┌─ Dataset rows

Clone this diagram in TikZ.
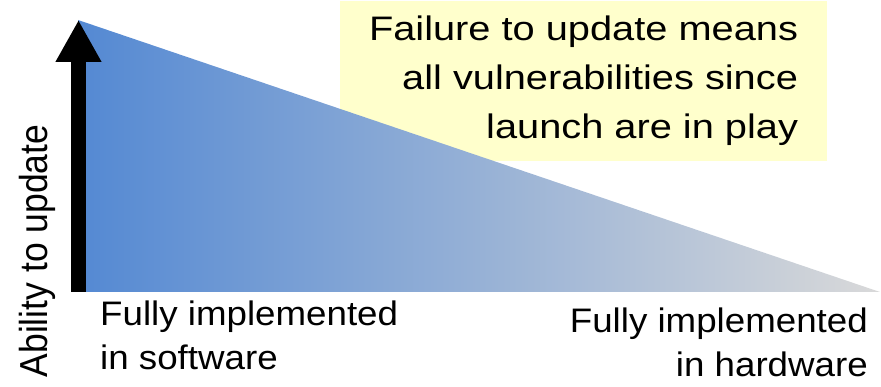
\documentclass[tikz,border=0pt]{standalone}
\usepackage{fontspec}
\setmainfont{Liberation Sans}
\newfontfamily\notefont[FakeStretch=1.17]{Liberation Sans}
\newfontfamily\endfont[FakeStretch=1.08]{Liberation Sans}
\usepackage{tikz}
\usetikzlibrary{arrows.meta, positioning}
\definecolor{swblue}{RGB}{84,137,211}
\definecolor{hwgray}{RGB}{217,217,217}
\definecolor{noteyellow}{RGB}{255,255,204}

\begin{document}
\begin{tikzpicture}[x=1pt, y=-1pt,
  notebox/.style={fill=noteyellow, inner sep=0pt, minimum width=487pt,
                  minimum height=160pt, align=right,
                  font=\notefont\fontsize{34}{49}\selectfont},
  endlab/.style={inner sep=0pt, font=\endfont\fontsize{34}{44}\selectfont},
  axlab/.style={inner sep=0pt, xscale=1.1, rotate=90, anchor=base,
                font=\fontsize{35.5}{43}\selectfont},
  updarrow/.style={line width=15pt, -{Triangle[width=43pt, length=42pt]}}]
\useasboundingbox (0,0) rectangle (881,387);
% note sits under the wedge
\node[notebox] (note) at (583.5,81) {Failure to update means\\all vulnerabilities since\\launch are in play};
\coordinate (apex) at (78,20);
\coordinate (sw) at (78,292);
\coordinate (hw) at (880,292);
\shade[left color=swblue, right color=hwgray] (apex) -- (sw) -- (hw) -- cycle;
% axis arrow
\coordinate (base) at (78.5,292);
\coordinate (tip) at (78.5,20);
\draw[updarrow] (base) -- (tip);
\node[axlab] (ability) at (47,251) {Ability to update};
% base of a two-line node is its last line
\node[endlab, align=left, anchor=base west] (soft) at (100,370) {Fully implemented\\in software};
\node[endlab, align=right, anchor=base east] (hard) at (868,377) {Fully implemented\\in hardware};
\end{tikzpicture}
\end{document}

└─
┌─ Dataset rows

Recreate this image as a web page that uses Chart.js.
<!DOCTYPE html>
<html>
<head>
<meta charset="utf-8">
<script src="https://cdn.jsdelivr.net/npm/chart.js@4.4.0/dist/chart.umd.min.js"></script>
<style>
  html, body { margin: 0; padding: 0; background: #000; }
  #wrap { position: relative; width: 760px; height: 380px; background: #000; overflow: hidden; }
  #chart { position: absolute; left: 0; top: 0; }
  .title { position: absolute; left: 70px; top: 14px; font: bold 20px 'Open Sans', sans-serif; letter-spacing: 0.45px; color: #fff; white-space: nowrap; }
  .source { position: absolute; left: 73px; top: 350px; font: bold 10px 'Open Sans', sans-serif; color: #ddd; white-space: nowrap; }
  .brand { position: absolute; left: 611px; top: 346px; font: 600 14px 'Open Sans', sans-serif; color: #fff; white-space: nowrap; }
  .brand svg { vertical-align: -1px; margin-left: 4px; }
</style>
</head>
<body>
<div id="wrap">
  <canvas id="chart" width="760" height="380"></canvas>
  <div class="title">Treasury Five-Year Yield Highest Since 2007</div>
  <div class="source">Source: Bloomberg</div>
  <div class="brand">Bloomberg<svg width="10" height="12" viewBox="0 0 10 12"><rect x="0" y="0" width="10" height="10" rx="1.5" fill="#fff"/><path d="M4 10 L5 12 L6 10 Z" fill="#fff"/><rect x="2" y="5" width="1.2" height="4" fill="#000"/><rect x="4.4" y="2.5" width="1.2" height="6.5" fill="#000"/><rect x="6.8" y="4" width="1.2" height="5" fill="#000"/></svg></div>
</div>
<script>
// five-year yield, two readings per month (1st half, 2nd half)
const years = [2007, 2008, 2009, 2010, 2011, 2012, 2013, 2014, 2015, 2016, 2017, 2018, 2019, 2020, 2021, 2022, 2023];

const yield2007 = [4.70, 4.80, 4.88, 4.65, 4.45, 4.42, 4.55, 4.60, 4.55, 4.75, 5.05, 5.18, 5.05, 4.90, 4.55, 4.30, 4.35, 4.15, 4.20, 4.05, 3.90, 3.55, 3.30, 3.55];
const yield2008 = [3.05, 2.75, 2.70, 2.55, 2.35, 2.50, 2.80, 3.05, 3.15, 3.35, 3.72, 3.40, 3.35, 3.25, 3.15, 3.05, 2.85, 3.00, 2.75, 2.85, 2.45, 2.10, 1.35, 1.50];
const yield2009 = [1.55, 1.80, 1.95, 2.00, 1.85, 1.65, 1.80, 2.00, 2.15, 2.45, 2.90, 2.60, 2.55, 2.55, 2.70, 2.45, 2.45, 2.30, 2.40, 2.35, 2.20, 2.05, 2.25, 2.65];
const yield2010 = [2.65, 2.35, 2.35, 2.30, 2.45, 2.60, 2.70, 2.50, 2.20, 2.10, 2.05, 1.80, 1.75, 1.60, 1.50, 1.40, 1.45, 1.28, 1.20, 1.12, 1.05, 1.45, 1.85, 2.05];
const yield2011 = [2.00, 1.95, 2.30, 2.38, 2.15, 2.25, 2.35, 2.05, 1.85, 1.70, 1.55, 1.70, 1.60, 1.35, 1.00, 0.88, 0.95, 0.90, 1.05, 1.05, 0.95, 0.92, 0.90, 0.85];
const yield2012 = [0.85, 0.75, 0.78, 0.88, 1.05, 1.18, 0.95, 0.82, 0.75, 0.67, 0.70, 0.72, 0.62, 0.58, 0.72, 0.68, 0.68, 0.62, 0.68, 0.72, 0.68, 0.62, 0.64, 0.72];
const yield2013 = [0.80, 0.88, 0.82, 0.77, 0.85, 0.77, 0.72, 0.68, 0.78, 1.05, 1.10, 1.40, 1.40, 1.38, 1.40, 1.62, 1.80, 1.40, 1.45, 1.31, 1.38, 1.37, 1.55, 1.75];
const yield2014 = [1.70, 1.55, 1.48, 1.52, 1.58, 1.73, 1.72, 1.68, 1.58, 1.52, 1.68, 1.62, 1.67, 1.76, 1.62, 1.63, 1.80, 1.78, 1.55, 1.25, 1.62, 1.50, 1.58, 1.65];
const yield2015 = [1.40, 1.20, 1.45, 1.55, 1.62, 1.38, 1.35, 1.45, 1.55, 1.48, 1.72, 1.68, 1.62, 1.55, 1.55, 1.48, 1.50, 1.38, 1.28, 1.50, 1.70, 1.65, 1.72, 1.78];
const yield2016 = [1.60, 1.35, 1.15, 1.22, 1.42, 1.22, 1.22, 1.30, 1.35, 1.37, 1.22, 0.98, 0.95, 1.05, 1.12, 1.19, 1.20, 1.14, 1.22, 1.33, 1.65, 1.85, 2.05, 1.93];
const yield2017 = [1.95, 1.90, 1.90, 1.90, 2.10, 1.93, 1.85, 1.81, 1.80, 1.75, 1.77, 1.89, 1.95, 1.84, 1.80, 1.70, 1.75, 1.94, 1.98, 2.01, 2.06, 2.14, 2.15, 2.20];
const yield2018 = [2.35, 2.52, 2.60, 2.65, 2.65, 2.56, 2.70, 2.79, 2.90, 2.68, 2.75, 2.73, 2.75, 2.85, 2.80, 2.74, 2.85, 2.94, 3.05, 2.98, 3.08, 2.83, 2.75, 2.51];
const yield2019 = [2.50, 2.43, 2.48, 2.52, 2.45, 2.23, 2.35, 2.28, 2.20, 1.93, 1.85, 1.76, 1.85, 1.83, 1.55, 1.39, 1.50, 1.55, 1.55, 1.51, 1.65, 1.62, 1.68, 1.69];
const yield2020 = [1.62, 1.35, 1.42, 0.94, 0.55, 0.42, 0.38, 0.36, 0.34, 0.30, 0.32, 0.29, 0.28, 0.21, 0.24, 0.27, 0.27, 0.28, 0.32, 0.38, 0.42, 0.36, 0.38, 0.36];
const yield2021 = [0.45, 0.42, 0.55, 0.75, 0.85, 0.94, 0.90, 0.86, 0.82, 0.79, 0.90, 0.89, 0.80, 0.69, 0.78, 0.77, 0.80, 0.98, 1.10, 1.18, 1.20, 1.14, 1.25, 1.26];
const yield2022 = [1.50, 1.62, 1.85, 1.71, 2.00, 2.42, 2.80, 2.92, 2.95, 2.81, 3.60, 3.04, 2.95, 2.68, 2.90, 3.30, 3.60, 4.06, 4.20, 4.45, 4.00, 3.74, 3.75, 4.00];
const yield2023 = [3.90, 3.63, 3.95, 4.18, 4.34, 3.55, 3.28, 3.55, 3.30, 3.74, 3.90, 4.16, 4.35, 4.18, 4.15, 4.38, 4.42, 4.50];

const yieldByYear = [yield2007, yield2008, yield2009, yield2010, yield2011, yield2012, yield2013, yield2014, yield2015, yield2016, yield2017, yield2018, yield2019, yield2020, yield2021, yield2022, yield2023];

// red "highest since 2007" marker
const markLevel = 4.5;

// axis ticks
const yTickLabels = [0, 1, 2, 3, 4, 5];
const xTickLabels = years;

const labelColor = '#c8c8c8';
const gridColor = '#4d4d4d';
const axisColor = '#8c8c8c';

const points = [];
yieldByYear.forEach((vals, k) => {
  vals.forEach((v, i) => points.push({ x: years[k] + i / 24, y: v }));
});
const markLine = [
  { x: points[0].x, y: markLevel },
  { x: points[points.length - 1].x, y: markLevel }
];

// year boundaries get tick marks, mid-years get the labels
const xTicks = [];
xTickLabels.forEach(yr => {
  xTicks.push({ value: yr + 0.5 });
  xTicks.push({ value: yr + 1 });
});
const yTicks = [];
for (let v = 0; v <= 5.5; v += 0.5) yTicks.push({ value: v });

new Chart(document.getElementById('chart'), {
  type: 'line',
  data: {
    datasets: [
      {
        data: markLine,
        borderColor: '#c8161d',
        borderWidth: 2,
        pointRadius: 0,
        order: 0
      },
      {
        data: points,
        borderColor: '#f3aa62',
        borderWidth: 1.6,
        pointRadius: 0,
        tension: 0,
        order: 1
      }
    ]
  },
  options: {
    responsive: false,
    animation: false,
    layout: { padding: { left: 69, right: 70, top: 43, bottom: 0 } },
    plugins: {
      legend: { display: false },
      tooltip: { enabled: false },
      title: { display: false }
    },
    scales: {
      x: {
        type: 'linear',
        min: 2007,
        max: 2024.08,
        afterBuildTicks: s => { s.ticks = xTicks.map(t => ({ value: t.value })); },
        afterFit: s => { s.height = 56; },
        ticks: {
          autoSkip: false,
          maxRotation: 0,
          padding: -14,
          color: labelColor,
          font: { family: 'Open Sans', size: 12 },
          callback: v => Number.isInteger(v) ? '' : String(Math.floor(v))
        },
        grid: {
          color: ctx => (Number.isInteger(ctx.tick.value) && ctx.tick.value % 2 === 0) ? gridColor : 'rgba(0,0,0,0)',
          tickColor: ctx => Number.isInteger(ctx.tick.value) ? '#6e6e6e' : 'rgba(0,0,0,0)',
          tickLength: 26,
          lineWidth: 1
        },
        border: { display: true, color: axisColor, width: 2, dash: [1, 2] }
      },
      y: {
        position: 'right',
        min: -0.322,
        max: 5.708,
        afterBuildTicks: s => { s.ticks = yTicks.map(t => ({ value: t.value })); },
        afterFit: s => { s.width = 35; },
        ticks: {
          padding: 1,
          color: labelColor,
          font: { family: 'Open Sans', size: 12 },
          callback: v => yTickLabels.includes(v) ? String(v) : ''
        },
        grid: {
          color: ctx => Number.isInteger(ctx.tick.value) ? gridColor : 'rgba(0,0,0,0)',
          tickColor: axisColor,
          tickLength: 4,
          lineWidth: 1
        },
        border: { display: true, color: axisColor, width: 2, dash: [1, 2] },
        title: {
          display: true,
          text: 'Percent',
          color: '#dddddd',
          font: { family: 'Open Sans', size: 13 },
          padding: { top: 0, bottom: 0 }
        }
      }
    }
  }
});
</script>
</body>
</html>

└─

Work instructions: Report only a number: how many lines in the material above contain the string "this".

Final result: 2